--- Records for the exercise ---
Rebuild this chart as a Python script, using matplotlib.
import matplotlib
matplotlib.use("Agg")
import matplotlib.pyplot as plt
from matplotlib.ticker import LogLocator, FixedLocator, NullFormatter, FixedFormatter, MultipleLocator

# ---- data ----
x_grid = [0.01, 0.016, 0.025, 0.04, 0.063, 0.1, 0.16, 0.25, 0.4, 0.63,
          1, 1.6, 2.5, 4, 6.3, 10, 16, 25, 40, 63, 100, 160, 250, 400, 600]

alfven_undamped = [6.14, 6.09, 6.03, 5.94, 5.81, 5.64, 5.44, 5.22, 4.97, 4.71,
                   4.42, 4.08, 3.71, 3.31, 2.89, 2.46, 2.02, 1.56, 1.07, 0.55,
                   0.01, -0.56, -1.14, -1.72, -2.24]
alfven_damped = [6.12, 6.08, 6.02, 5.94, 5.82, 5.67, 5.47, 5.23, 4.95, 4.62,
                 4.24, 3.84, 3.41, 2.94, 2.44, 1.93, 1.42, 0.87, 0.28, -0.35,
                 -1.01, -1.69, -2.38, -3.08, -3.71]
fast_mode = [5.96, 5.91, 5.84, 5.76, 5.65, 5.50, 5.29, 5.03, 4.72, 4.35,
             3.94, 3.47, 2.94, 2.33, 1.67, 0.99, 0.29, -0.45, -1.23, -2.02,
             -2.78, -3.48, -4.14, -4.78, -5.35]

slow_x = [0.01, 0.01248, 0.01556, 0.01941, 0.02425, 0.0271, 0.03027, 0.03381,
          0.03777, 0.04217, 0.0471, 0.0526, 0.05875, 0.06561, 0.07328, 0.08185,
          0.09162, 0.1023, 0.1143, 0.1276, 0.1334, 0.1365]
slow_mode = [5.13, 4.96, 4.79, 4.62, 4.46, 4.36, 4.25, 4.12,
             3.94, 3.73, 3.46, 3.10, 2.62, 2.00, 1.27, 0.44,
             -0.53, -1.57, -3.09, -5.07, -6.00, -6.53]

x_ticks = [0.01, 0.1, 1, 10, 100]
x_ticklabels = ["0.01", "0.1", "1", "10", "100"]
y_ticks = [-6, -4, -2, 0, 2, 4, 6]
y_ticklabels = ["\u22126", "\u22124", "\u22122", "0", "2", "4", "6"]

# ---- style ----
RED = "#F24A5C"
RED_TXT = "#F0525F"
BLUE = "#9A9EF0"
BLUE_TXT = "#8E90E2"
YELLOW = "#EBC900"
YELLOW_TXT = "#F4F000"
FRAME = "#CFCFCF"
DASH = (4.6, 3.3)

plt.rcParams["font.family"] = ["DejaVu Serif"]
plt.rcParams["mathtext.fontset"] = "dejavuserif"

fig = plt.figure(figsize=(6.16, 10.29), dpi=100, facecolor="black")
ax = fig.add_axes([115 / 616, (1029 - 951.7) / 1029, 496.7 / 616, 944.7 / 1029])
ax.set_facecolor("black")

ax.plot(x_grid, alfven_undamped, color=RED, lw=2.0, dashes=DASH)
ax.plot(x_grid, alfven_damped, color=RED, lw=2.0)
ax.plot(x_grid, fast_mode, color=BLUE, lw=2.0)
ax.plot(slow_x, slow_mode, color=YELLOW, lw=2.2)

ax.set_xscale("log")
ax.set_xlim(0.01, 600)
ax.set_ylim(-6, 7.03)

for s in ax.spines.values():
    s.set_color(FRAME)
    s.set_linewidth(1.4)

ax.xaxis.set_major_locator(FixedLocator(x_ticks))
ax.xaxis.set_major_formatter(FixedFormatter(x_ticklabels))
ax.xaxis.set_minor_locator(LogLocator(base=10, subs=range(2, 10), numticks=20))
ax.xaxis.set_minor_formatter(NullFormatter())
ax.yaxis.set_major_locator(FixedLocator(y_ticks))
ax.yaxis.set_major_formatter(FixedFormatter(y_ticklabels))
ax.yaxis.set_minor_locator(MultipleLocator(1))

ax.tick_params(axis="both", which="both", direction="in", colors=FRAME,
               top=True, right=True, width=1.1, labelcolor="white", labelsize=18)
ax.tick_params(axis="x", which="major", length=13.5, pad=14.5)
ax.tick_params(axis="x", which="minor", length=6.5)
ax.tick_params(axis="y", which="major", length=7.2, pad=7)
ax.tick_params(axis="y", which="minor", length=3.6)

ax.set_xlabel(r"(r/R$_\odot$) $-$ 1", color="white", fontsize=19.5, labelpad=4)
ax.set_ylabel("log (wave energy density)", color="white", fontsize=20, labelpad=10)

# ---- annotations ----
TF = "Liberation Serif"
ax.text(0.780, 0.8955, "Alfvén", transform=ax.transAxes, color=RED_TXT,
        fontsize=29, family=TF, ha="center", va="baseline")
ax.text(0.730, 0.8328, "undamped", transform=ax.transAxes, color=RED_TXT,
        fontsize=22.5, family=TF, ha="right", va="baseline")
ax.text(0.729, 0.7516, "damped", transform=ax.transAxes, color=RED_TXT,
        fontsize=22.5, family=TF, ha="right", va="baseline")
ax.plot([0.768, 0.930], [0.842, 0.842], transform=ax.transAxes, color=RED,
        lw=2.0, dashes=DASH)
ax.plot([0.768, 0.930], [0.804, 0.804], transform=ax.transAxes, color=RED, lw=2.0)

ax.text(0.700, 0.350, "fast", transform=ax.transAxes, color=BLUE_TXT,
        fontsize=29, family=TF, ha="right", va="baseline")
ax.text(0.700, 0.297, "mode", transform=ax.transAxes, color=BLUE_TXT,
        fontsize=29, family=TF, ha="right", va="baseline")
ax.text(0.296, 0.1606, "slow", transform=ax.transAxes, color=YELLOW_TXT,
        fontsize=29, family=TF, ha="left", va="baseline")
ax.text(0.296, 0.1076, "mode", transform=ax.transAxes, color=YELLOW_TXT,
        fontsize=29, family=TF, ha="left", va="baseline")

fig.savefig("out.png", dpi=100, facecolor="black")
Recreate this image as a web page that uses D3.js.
---
# What to produce
Using the entries above, find all lines with "matplotlib". Copy them.

# Reply
Rebuild this chart as a Python script, using matplotlib.
import matplotlib
matplotlib.use("Agg")
import matplotlib.pyplot as plt
from matplotlib.ticker import LogLocator, FixedLocator, NullFormatter, FixedFormatter, MultipleLocator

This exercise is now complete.